Para purgar uma década de desvarios e de excessos, as empresas devem voltar ao básico
Para purgar uma década de desvarios, as empresas devem adotar um rigoroso código de conduta. Objetivo: purgar os excessos e voltar ao básico.
O exemplo vem do Norte, frio e bem-criado. Em 1995, um grupo de jovens cineastas dinamarqueses lançou o irônico Dogma-95. Considerado como golpe publicitário pelos mais ranzinzas, o manifesto propunha salvar o cinema do artificialismo e dos efeitos especiais. Nobre causa! Para garantir a recuperação da Sétima Arte, foi criado um “voto de castidade”, com uma série de regras éticas e estéticas. Alguns exemplos: a filmagem deve ser feita em locações – nada de estúdios; o som deve ser gravado junto à imagem; a película tem de ser colorida e não se utiliza iluminação artificial; efeitos ópticos e filtros são proibidos; filmes de gênero – policial, romance, por exemplo – não são aceitos; e o diretor não deve ter seu crédito destacado, porque as obras são coletivas. O movimento promoveu talentos, como Thomas Vinterberg e Lars von Trier, e gerou obras de grande força dramática, como Os Idiotas e Mifune.
Vencida uma década, esse escriba crê que é chegada a hora de a Administração também adotar um código de conduta. Afinal, depois de anos de introdução de novidades e pirotecnias diversas, a gestão de empresas continua uma lástima, um verdadeiro filme B, com canastrões interpretando roteiros inverossímeis e finais vez por outra escabrosos. A máquina de relações públicas tenta preservar marcas e reputações. No entanto, das entranhas corporativas continuam a brotar histórias de horror, a envolver tramas palacianas, prolongadas crises, patologias diversas, pequenos e grandes delitos, barões abusivos e profissionais aviltados. Cumpre, portanto, lançar um voto de castidade empresarial, a ser adotado como base para a superação do estado das coisas:
- Toda a retórica corporativa deve ser depurada, a fim de se recuperar o realismo na comunicação. A linguagem deve ser simples e direta. Ficam proibidas declarações de missão e visão, assim como expressões vazias, tais como classe mundial, proatividade, sinergia, vantagem competitiva, capital intelectual e solução holística.

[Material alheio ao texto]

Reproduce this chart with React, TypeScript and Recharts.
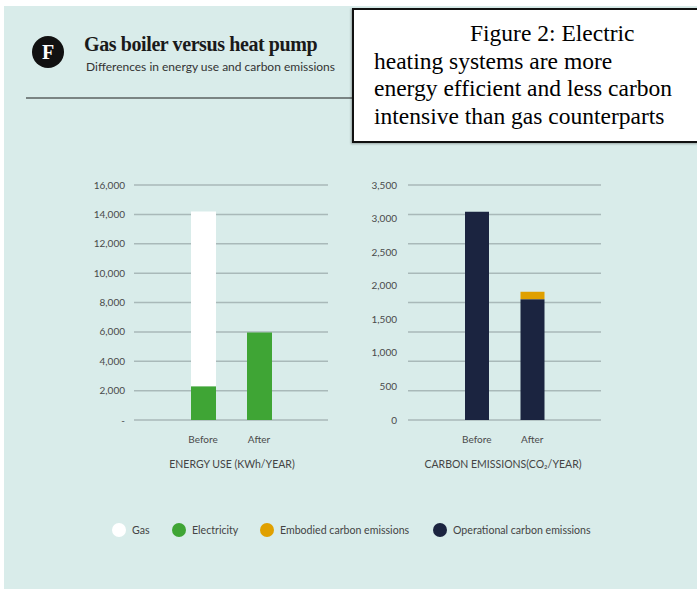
import React from 'react';
import { BarChart, Bar, XAxis, YAxis, CartesianGrid } from 'recharts';

const categories = ['Before', 'After'];
const electricityValues = [2300, 5950];
const gasValues = [11900, 0];
const operationalValues = [3100, 1800];
const embodiedValues = [0, 110];
const energyTicks = [0, 2000, 4000, 6000, 8000, 10000, 12000, 14000, 16000];
const carbonTicks = [0, 500, 1000, 1500, 2000, 2500, 3000, 3500];
const carbonGridValues = [0, 437.5, 875, 1312.5, 1750, 2187.5, 2625, 3062.5, 3500];

const legendItems = [
  { label: 'Gas', color: '#ffffff', x: 112 },
  { label: 'Electricity', color: '#3fa535', x: 172 },
  { label: 'Embodied carbon emissions', color: '#e0a000', x: 260 },
  { label: 'Operational carbon emissions', color: '#1b2440', x: 433 },
];

const energyData = categories.map((name, i) => ({
  name,
  electricity: electricityValues[i],
  gas: gasValues[i],
}));
const carbonData = categories.map((name, i) => ({
  name,
  operational: operationalValues[i],
  embodied: embodiedValues[i],
}));

const BG = '#d9ecea';
const GRID = '#a9b9b9';
const TICK = { fontSize: 10, fill: '#4a4a4a', fontFamily: 'Lato' };
const fmt = (v: number) => (v === 0 ? '-' : v.toLocaleString('en-US'));
const fmt2 = (v: number) => v.toLocaleString('en-US');

export default function App() {
  return (
    <div style={{ position: 'absolute', left: 0, top: 0, width: 697, height: 589, background: '#ffffff', overflow: 'hidden' }}>
      <div style={{ position: 'absolute', left: 4, top: 6, width: 693, height: 583, background: BG }} />

      {/* header */}
      <div style={{ position: 'absolute', left: 32, top: 36, width: 32, height: 32, borderRadius: 16, background: '#111', color: '#fff', fontFamily: 'Liberation Serif', fontWeight: 700, fontSize: 20, lineHeight: '32px', textAlign: 'center' }}>F</div>
      <div style={{ position: 'absolute', left: 84, top: 33, fontFamily: 'Liberation Serif', fontWeight: 700, fontSize: 20, letterSpacing: -0.4, color: '#1a1a1a', whiteSpace: 'nowrap' }}>Gas boiler versus heat pump</div>
      <div style={{ position: 'absolute', left: 86, top: 59, fontFamily: 'Lato', fontSize: 12, color: '#333', whiteSpace: 'nowrap' }}>Differences in energy use and carbon emissions</div>
      <div style={{ position: 'absolute', left: 26, top: 97, width: 330, height: 2, background: '#7a8483' }} />

      {/* caption box */}
      <div style={{ position: 'absolute', left: 352, top: 8, width: 323, height: 121, background: '#fff', border: '2px solid #111', boxShadow: '-1px 1px 2px rgba(0,0,0,0.3)', fontFamily: 'Liberation Serif', fontSize: 23.5, lineHeight: '27.7px', color: '#000', padding: '10px 0 0 20px', boxSizing: 'content-box' }}>
        <div style={{ textIndent: 96, whiteSpace: 'nowrap' }}>Figure 2: Electric</div>
        <div style={{ whiteSpace: 'nowrap' }}>heating systems are more</div>
        <div style={{ whiteSpace: 'nowrap' }}>energy efficient and less carbon</div>
        <div style={{ whiteSpace: 'nowrap' }}>intensive than gas counterparts</div>
      </div>

      {/* left chart */}
      <div style={{ position: 'absolute', left: 60, top: 170 }}>
        <BarChart width={290} height={300} data={energyData} margin={{ top: 15, right: 22, left: 0, bottom: 20 }}>
          <CartesianGrid horizontal vertical={false} stroke={GRID} strokeWidth={1.5} />
          <XAxis dataKey="name" axisLine={false} tickLine={false} tickSize={0} tickMargin={16} height={30} padding={{ left: 41, right: 41 }} tick={TICK} />
          <YAxis width={74} domain={[0, 16000]} ticks={energyTicks} interval={0} axisLine={false} tickLine={false} tickSize={0} tickMargin={9} tick={TICK} tickFormatter={fmt} />
          <Bar dataKey="electricity" stackId="a" fill="#3fa535" barSize={25} isAnimationActive={false} />
          <Bar dataKey="gas" stackId="a" fill="#ffffff" barSize={25} isAnimationActive={false} />
        </BarChart>
      </div>
      <div style={{ position: 'absolute', left: 132, top: 458, width: 200, textAlign: 'center', fontFamily: 'Lato', fontSize: 10.5, color: '#444' }}>ENERGY USE (KWh/YEAR)</div>

      {/* right chart */}
      <div style={{ position: 'absolute', left: 340, top: 170 }}>
        <BarChart width={290} height={300} data={carbonData} margin={{ top: 15, right: 29, left: 0, bottom: 20 }}>
          <CartesianGrid horizontal vertical={false} stroke={GRID} strokeWidth={1.5} horizontalValues={carbonGridValues} />
          <XAxis dataKey="name" axisLine={false} tickLine={false} tickSize={0} tickMargin={16} height={30} padding={{ left: 41, right: 41 }} tick={TICK} />
          <YAxis width={68} domain={[0, 3500]} ticks={carbonTicks} interval={0} axisLine={false} tickLine={false} tickSize={0} tickMargin={11} tick={TICK} tickFormatter={fmt2} />
          <Bar dataKey="operational" stackId="b" fill="#1b2440" barSize={24} isAnimationActive={false} />
          <Bar dataKey="embodied" stackId="b" fill="#e0a000" barSize={24} isAnimationActive={false} />
        </BarChart>
      </div>
      <div style={{ position: 'absolute', left: 403, top: 458, width: 200, textAlign: 'center', fontFamily: 'Lato', fontSize: 10.5, color: '#444' }}>CARBON EMISSIONS(CO₂/YEAR)</div>

      {/* legend */}
      {legendItems.map((it) => (
        <div key={it.label} style={{ position: 'absolute', left: it.x, top: 523, height: 14, display: 'flex', alignItems: 'center', whiteSpace: 'nowrap' }}>
          <div style={{ width: 14, height: 14, borderRadius: 7, background: it.color }} />
          <span style={{ marginLeft: 6, fontFamily: 'Lato', fontSize: 10.6, color: '#444' }}>{it.label}</span>
        </div>
      ))}
    </div>
  );
}
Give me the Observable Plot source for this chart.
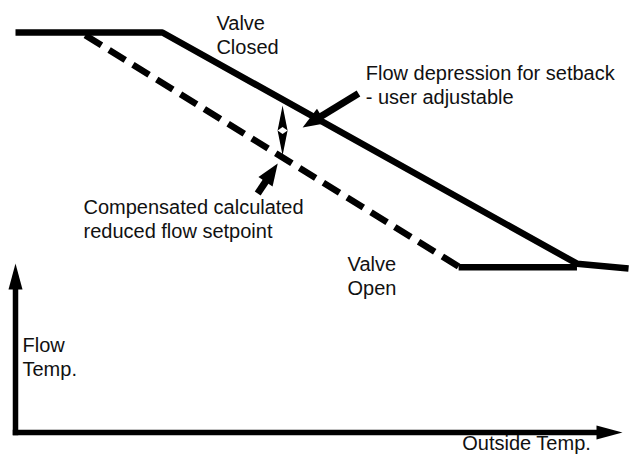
<!DOCTYPE html>
<html><head><meta charset="utf-8">
<script src="https://cdn.jsdelivr.net/npm/d3@7"></script>
<script src="https://cdn.jsdelivr.net/npm/@observablehq/plot@0.6"></script>
<style>
html,body{margin:0;padding:0;background:#fff;}
#chart{width:634px;height:455px;overflow:hidden;}
</style></head><body><div id="chart"></div>
<script>
// ---- data (outside temperature vs flow temperature, schematic units 0..100) ----
const setpointOutside = [0, 24.2, 92.5, 101];
const setpointFlow    = [100, 100, 42.2, 41];
const reducedOutside  = [11.5, 73];
const reducedFlow     = [99.3, 41.5];
const openOutside     = [73, 92.5];
const openFlow        = [41.3, 41.3];

// arrows: axes and pointers (tail -> tip)
const arrowNames = ["flowAxis", "outsideAxis", "depression", "compensated"];
const arrowX1 = [0, 0, 56.5, 39.9];
const arrowY1 = [0, 0, 84.75, 59.75];
const arrowX2 = [0, 100, 47.3, 43.2];
const arrowY2 = [42.25, 0, 76.25, 67.25];

// double arrow showing the depression between the two curves
const spanOutside = [44];
const spanTop = [81.75];
const spanBottom = [69.25];

// labels
const labelText = ["Valve\nClosed", "Valve\nOpen", "Flow depression for setback\n- user adjustable", "Compensated calculated\nreduced flow setpoint", "Flow\nTemp.", "Outside Temp."];
const labelOutside = [33.1, 54.7, 57.7, 11.2, 1.15, 73.6];
const labelFlow = [94.75, 34.5, 82.25, 48.75, 14.25, -4.4];

// ---- scales ----
const xDomain = [0, 100], xRange = [15, 622];
const yDomain = [0, 100], yRange = [432, 32];
const sx = d3.scaleLinear(xDomain, xRange);
const sy = d3.scaleLinear(yDomain, yRange);

function headSymbol(len, wid) {
  return {draw(ctx) {
    ctx.moveTo(0, 0);
    ctx.lineTo(wid / 2, len);
    ctx.lineTo(-wid / 2, len);
    ctx.closePath();
  }};
}
const axisHead = headSymbol(26, 14);
const pointerHead = headSymbol(22, 17);
const spanHead = headSymbol(25, 10);
const spanMid = {draw(ctx) { ctx.moveTo(-5, 0); ctx.lineTo(0, -3.5); ctx.lineTo(5, 0); ctx.lineTo(0, 3.5); ctx.closePath(); }};

function buildArrows(idx, headLen) {
  return idx.map(i => {
    const px1 = sx(arrowX1[i]), py1 = sy(arrowY1[i]);
    const px2 = sx(arrowX2[i]), py2 = sy(arrowY2[i]);
    const dx = px2 - px1, dy = py2 - py1, d = Math.hypot(dx, dy);
    const ux = dx / d, uy = dy / d;
    const bx = px2 - ux * headLen * 0.6, by = py2 - uy * headLen * 0.6;
    return {name: arrowNames[i], x1: arrowX1[i], y1: arrowY1[i], x2: arrowX2[i], y2: arrowY2[i],
      sx2: sx.invert(bx), sy2: sy.invert(by), angle: Math.atan2(dx, -dy) * 180 / Math.PI};
  });
}
const axisArrows = buildArrows([0, 1], 26);
const pointerArrows = buildArrows([2, 3], 22);

const spanMidFlow = (spanTop[0] + spanBottom[0]) / 2;
const spanHeads = [
  {x: spanOutside[0], y: spanTop[0], angle: 0},
  {x: spanOutside[0], y: spanBottom[0], angle: 180}
];

const setpoint = setpointOutside.map((x, i) => ({x, y: setpointFlow[i]}));
const reduced = reducedOutside.map((x, i) => ({x, y: reducedFlow[i]}));
const open = openOutside.map((x, i) => ({x, y: openFlow[i]}));
const labels = labelText.map((t, i) => ({t, x: labelOutside[i], y: labelFlow[i]}));

const chart = Plot.plot({
  width: 634,
  height: 455,
  margin: 0,
  x: {domain: xDomain, range: xRange, axis: null},
  y: {domain: yDomain, range: yRange, axis: null},
  style: {fontFamily: "'Liberation Sans', Arial, Helvetica, sans-serif", background: "white", color: "black"},
  marks: [
    // axes
    Plot.link(axisArrows, {x1: "x1", y1: "y1", x2: "sx2", y2: "sy2", stroke: "black", strokeWidth: 5.5, strokeLinecap: "square"}),
    Plot.dot(axisArrows, {x: "x2", y: "y2", symbol: axisHead, rotate: "angle", fill: "black", stroke: "none", r: 10}),
    // curves
    Plot.line(reduced, {x: "x", y: "y", stroke: "black", strokeWidth: 6.5, strokeDasharray: "19,9", strokeLinecap: "butt"}),
    Plot.line(open, {x: "x", y: "y", stroke: "black", strokeWidth: 6.5, strokeLinecap: "butt"}),
    Plot.line(setpoint, {x: "x", y: "y", stroke: "black", strokeWidth: 6.5, strokeLinejoin: "miter", strokeLinecap: "butt"}),
    // pointer arrows
    Plot.link(pointerArrows, {x1: "x1", y1: "y1", x2: "sx2", y2: "sy2", stroke: "black", strokeWidth: 7, strokeLinecap: "butt"}),
    Plot.dot(pointerArrows, {x: "x2", y: "y2", symbol: pointerHead, rotate: "angle", fill: "black", stroke: "none", r: 10}),
    // double arrow
    Plot.dot(spanHeads, {x: "x", y: "y", symbol: spanHead, rotate: "angle", fill: "black", stroke: "none", r: 10}),
    Plot.dot([{x: spanOutside[0], y: spanMidFlow}], {x: "x", y: "y", symbol: spanMid, fill: "white", stroke: "none", r: 5}),
    // labels
    Plot.text(labels, {x: "x", y: "y", text: "t", textAnchor: "start", lineAnchor: "bottom", lineHeight: 1.17, fontSize: 20, fill: "#111"})
  ]
});
document.getElementById("chart").appendChild(chart);
</script>
</body></html>
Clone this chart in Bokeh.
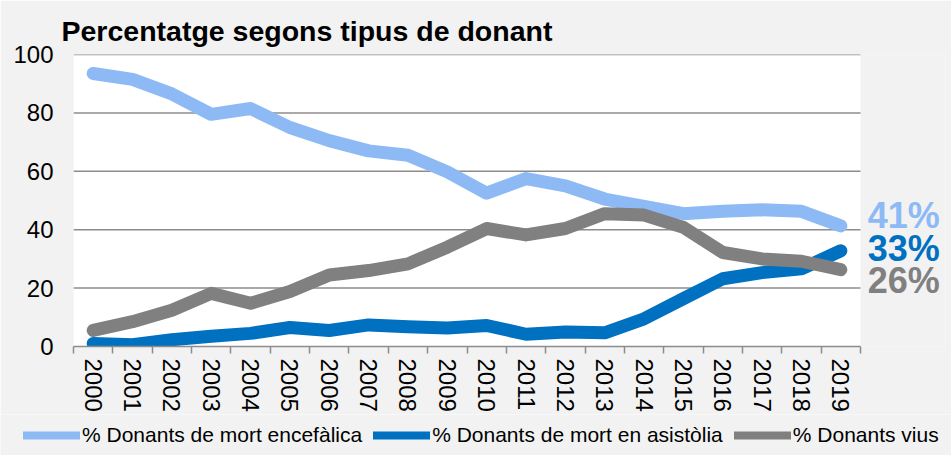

- As próprias empresas devem encontrar soluções para seus problemas. São, portanto, proibidos o uso de pacotes, a adoção de panacéias gerenciais e as certificações de qualidade e congêneres para promoção da imagem corporativa.
- A tecnologia da informação deve ser usada apenas para o bem. São proibidos projetos grandiosos, de ambições desmedidas e escopo incerto.
- Os executivos passam a exercer atividades executivas. Devem, portanto, ser evitadas as contratações indiscriminadas de consultores e assessores, assim como a terceirização inconseqüente de atividades estratégicas. Pelo mesmo motivo, é também banido o uso de telefones celulares no ambiente de trabalho. Executivos devem estar presentes de corpo e cérebro em suas empresas, não a flanar em ondas eletromagnéticas.
- É proibido o uso de recursos de apelo fácil para fins de manipulação e controle dos quadros profissionais. São banidos o curandeirismo, o esoterismo e os livros e as revistas de auto-ajuda empresarial.
- São também proibidas as práticas destinadas a motivar os funcionários. O trabalho passa a ter (ou não) sentido em função de suas características intrínsecas. Devem ser, portanto, banidas as palestras motivacionais e as dinâmicas de grupo, especialmente aquelas que terminam em catarse coletiva ou em declarações de “descobertas profundas” e encontro do “verdadeiro eu”.
- É banida a maquiagem de currículo. Os históricos profissionais deverão conter apenas informações factuais, sem uso de hipérboles destinadas a inflar artificialmente as qualidades dos candidatos.
- É suspensa a contratação de MBAs e assemelhados. Esses atores, de excessiva ambição e pouco pendor para o trabalho, deverão ser mantidos a distância ou em funções estritamente controladas.
- São suspensos os programas de polimento social de executivos: degustação de vinho, etiqueta social, como combinar a gravata com o suspensório, como falar em público e congêneres.
- São suspensas as atividades de relações públicas para a promoção de executivos. Publicações de casos de sucesso, acompanhadas por fotos dos grandes timoneiros são proibidas. O reconhecimento deve ser coletivo.
Em tempo: o manifesto Dogma-95 foi revogado em junho de 2002, no momento em que seus proponentes consideraram sua missão cumprida e superada. Em seu lugar, apostaram na volta à “anarquia básica”. Fica determinado que o presente voto terá validade até 2012. Até lá, poderá ser utilizado pelas empresas de boa vontade para normalizar suas práticas gerenciais.